Other Pasts. Feminist Archaeology, Maintenance Activities, and Reconceptualisation
Humanities
This article contends that feminist archaeology goes far beyond the inclusion of women in established narratives and undertakes a deeper reconceptualisation of the cultural logics through which the past is represented. Simply demonstrating that women also participated in activities traditionally coded as masculine risks reinforcing the same framework that generated their exclusion. Instead, the article calls for a transformation of the categories used to think about history, one that recognises alternative subjectivities and dismantles Eurocentric assumptions about what counts as human action.Central to this proposal is the concept of maintenance activities—the everyday routine practices of caregiving that sustain social life.
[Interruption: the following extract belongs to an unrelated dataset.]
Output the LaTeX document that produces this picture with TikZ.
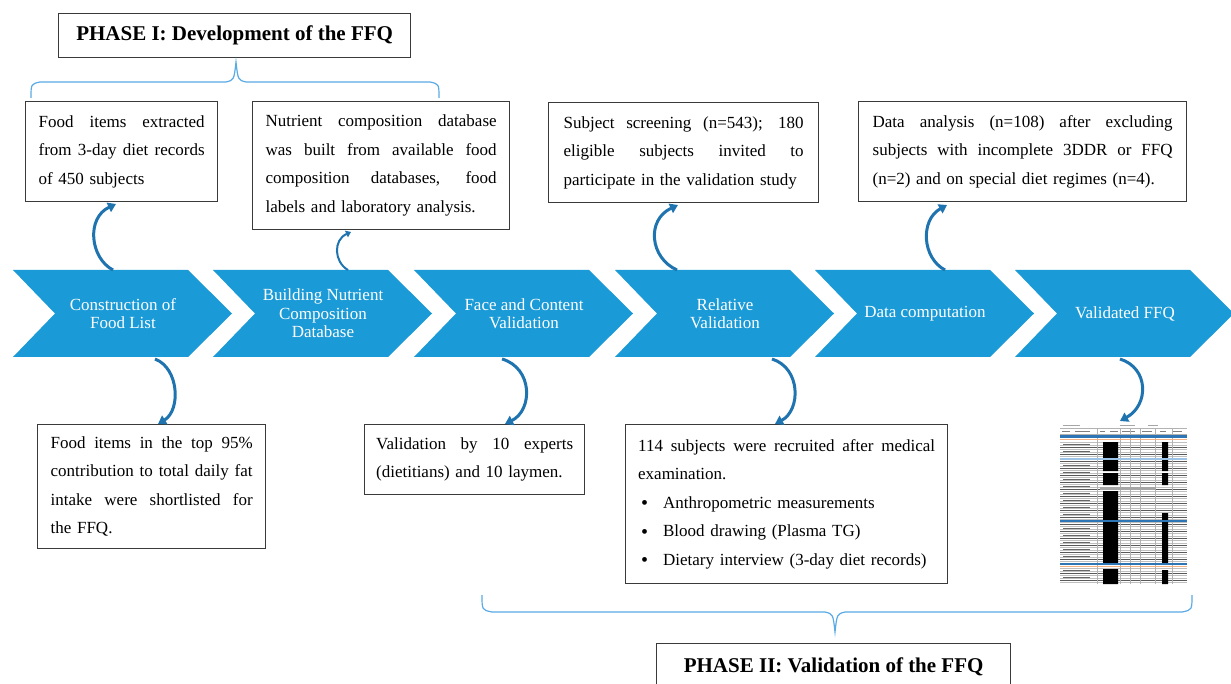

Through the Aberigua project in Guåhan/Mariana Islands, the chapter illustrates how Spanish colonial and Jesuit interventions targeted these activities to impose new patriarchal gender orders during early modern globalisation. By tracing how everyday materialities and routines were mobilised as technologies of domination, the article demonstrates the political power of the ordinary and the need to place cooperation, affective bonds, and relational identities at the centre of archaeological interpretation. Reconceptualising the past in this way opens the possibility of histories that challenge Eurocentric, neoliberal models of the human and contribute to the subversion of patriarchy in the present.